I booked a flat five years ago and paid the instalments from my savings and capital gains from selling shares. It will be registered this financial year. I bought a flat in Mumbai in 2009 and will sell it this year. For the long term capital gain arising out of selling the flat, can it be adjusted against the payments already made to the builder for the last few years?
—Immadi B Rao
The long-term capital gains from sale of a residential house property (held for more than 24 months) can be claimed as exemption under Section 54 by re-investing in another residential house property within one year before or two years after sale or in constru-ction of another house property within three years of sale. It has been held in various case laws that entering into a purchase agreement for a new house is sufficient compliance and registration is not mandatory. The property was purchased/ booked by you five years ago. That being the case, conservatively, it is advisable that exemption under Section 54 is not claimed since the stipulated time lines for reinvestment are not fulfilled, which may lead to litigation.
Do I have to show capital gains income (LTCG/STCG) in ITR even if I re-invest the capital gains again in stocks and MFs?
—Raj Shekhar Kashyap
A taxpayer must necessarily disclose income earned from all sources, in a financial year, while filing IT Return. Therefore, long term/ short term capital gain on sale of assets must be reported in the ITR, irrespective of whether the sale proceeds are reinvested elsewhere or not.

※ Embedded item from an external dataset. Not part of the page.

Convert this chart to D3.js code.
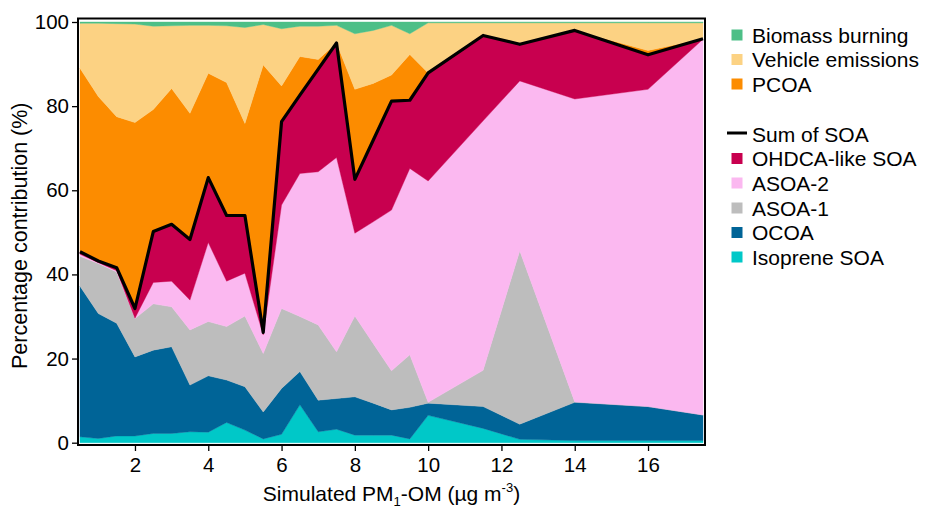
<!DOCTYPE html>
<html>
<head>
<meta charset="utf-8">
<script src="https://cdn.jsdelivr.net/npm/d3@7"></script>
<style>
  html, body { margin: 0; padding: 0; background: #fff; }
  svg { display: block; font-family: "Liberation Sans", Arial, sans-serif; }
</style>
</head>
<body>
<svg id="chart" width="927" height="510"></svg>
<script>
// Simulated PM1-OM concentration (µg m-3)
const omBins = [0.5, 1, 1.5, 2, 2.5, 3, 3.5, 4, 4.5, 5, 5.5, 6, 6.5, 7, 7.5,
                8, 8.5, 9, 9.5, 10, 11.5, 12.5, 14, 16, 17.5];

// Factor contributions (%) per bin, stacked bottom to top
const isopreneSOA = [1.4, 1.0, 1.6, 1.6, 2.2, 2.2, 2.6, 2.5, 4.8, 3.0, 0.9, 2.0, 9.0, 2.6, 3.2,
                     1.8, 1.8, 1.8, 0.9, 6.5, 3.4, 0.8, 0.5, 0.5, 0.5];
const ocoa        = [35.8, 29.7, 26.8, 18.8, 19.8, 20.6, 11.1, 13.4, 10.1, 10.3, 6.4, 10.9, 7.9, 7.5, 7.3,
                     9.1, 7.6, 6.0, 7.5, 2.9, 5.2, 3.6, 9.1, 8.1, 6.1];
const asoa1       = [7.1, 11.9, 12.2, 9.1, 11.0, 9.5, 13.1, 12.9, 12.7, 16.8, 13.9, 19.0, 13.1, 17.9, 11.1,
                     19.2, 14.2, 9.3, 12.5, 0.2, 8.6, 41.2, 0.1, 0, 0];
const asoa2       = [0.5, 0.2, 0.3, 0.1, 5.1, 6.1, 7.1, 18.8, 10.8, 10.2, 4.4, 24.6, 34.0, 36.4, 46.2,
                     19.7, 28.9, 38.2, 44.3, 52.6, 59.3, 40.4, 72.0, 75.4, 89.3];
const ohdcaSOA    = [0.6, 0.4, 0.7, 2.3, 12.1, 13.5, 14.4, 15.4, 15.6, 13.7, 0.6, 19.8, 18.6, 24.4, 27.2,
                     12.8, 19.4, 25.9, 16.2, 25.7, 20.3, 8.7, 16.3, 8.2, 0.1];
const pcoa        = [43.6, 39.1, 35.9, 44.2, 29.0, 32.3, 30.0, 24.8, 31.6, 21.9, 63.6, 8.5, 9.2, 2.3, 0,
                     21.4, 13.5, 6.2, 10.9, 0, 0, 0, 0, 1.0, 0];
const vehicle     = [10.7, 17.4, 22.1, 23.4, 19.8, 14.9, 20.9, 11.4, 13.5, 22.8, 9.6, 13.6, 7.2, 7.9, 4.2,
                     13.2, 12.6, 11.8, 4.9, 11.9, 3.0, 5.1, 1.8, 6.6, 3.8];
const biomass     = [0.3, 0.3, 0.4, 0.5, 1.0, 0.9, 0.8, 0.8, 0.9, 1.3, 0.6, 1.6, 1.0, 1.0, 0.8,
                     2.8, 2.0, 0.8, 2.8, 0.2, 0.2, 0.2, 0.2, 0.2, 0.2];

const xTicks = [2, 4, 6, 8, 10, 12, 14, 16];
const yTicks = [0, 20, 40, 60, 80, 100];

// Series order bottom -> top
const seriesKeys   = ["iso", "ocoa", "asoa1", "asoa2", "ohdca", "pcoa", "veh", "bb"];
const seriesValues = [isopreneSOA, ocoa, asoa1, asoa2, ohdcaSOA, pcoa, vehicle, biomass];
const colors = {
  iso: "#00c8c8", ocoa: "#006497", asoa1: "#bdbdbd", asoa2: "#fbb8f0",
  ohdca: "#c8004f", pcoa: "#fc8c00", veh: "#fcd283", bb: "#4dbf87"
};

const rows = omBins.map((x, i) => {
  const r = { x };
  seriesKeys.forEach((k, j) => { r[k] = seriesValues[j][i]; });
  return r;
});

const svg = d3.select("#chart");
const plot = { left: 80, right: 703, top: 22, bottom: 442.7 };
const frame = { left: 78, right: 705, top: 18.5, bottom: 445 };

const x = d3.scaleLinear().domain([0.5, 17.5]).range([plot.left, plot.right]);
const y = d3.scaleLinear().domain([0, 100]).range([plot.bottom, plot.top]);

const stacked = d3.stack().keys(seriesKeys)(rows);

const area = d3.area()
  .x(d => x(d.data.x))
  .y0(d => y(d[0]))
  .y1(d => y(d[1]));

svg.append("g")
  .selectAll("path")
  .data(stacked)
  .join("path")
  .attr("fill", d => colors[d.key])
  .attr("stroke", d => colors[d.key])
  .attr("stroke-width", 0.4)
  .attr("d", area);

// Sum of SOA: top of the OHDCA-like SOA layer
const soaTop = stacked[seriesKeys.indexOf("ohdca")];
svg.append("path")
  .datum(soaTop)
  .attr("fill", "none")
  .attr("stroke", "#000")
  .attr("stroke-width", 3.2)
  .attr("stroke-linejoin", "round")
  .attr("d", d3.line().x(d => x(d.data.x)).y(d => y(d[1])));

// Frame
svg.append("rect")
  .attr("x", frame.left).attr("y", frame.top)
  .attr("width", frame.right - frame.left)
  .attr("height", frame.bottom - frame.top)
  .attr("fill", "none").attr("stroke", "#000").attr("stroke-width", 2);

// Axes
const xAxis = d3.axisBottom(x).tickValues(xTicks).tickSize(6).tickPadding(6);
const gx = svg.append("g").attr("transform", `translate(0,${frame.bottom})`).call(xAxis);
gx.select(".domain").remove();
gx.selectAll("line").attr("stroke-width", 1.3);
gx.selectAll("text").attr("font-size", 20.5).attr("fill", "#000")
  .attr("font-family", "Liberation Sans, Arial, sans-serif");

const yAxis = d3.axisLeft(y).tickValues(yTicks).tickSize(6).tickPadding(3);
const gy = svg.append("g").attr("transform", `translate(${frame.left},0)`).call(yAxis);
gy.select(".domain").remove();
gy.selectAll("line").attr("stroke-width", 1.3);
gy.selectAll("text").attr("font-size", 20.5).attr("fill", "#000")
  .attr("font-family", "Liberation Sans, Arial, sans-serif");

// Axis titles
const xt = svg.append("text")
  .attr("x", (frame.left + frame.right) / 2).attr("y", 501)
  .attr("text-anchor", "middle").attr("font-size", 21).attr("fill", "#000");
xt.append("tspan").text("Simulated PM");
xt.append("tspan").attr("font-size", 13).attr("dy", 5).text("1");
xt.append("tspan").attr("dy", -5).text("-OM (µg m");
xt.append("tspan").attr("font-size", 13).attr("dy", -9).text("-3");
xt.append("tspan").attr("dy", 9).text(")");

svg.append("text")
  .attr("transform", `translate(27,${(frame.top + frame.bottom) / 2 + 4}) rotate(-90)`)
  .attr("text-anchor", "middle").attr("font-size", 21.5).attr("fill", "#000")
  .text("Percentage contribution (%)");

// Legend
const legendItems = [
  { label: "Biomass burning", key: "bb", y: 35 },
  { label: "Vehicle emissions", key: "veh", y: 59.5 },
  { label: "PCOA", key: "pcoa", y: 84 },
  { label: "Sum of SOA", key: null, y: 134 },
  { label: "OHDCA-like SOA", key: "ohdca", y: 158.5 },
  { label: "ASOA-2", key: "asoa2", y: 183 },
  { label: "ASOA-1", key: "asoa1", y: 208 },
  { label: "OCOA", key: "ocoa", y: 232.5 },
  { label: "Isoprene SOA", key: "iso", y: 257 }
];
const lg = svg.append("g");
legendItems.forEach(it => {
  if (it.key) {
    lg.append("rect").attr("x", 731.5).attr("y", it.y - 5.5)
      .attr("width", 11).attr("height", 11).attr("fill", colors[it.key]);
  } else {
    lg.append("line").attr("x1", 727).attr("x2", 747)
      .attr("y1", it.y - 1).attr("y2", it.y - 1)
      .attr("stroke", "#000").attr("stroke-width", 3);
  }
  lg.append("text").attr("x", 752).attr("y", it.y + 7.5)
    .attr("font-size", 21).attr("fill", "#000").text(it.label);
});
</script>
</body>
</html>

As an NRI, if the short term capital gain in equity is less than Rs 2.5 lakh, do I need to file ITR? Also, will any TDS be deducted on the profit?
As per the Income Tax Act, a non-resident individual/HUF cannot adjust the basic exemption limit against short term capital gain (STCG) covered under Section 111A. Therefore, you shall be liable to tax on short term capital gain on sale of equity shares at the rate of 15% on the entire gains. TDS shall be accordingly deducted at the rate of 15% on such income. Assuming that your total income comprises only this STCG, which is less than the basic exemption limit, (i.e. Rs 2.5 lakh), you do not need to file a Return of Income in India.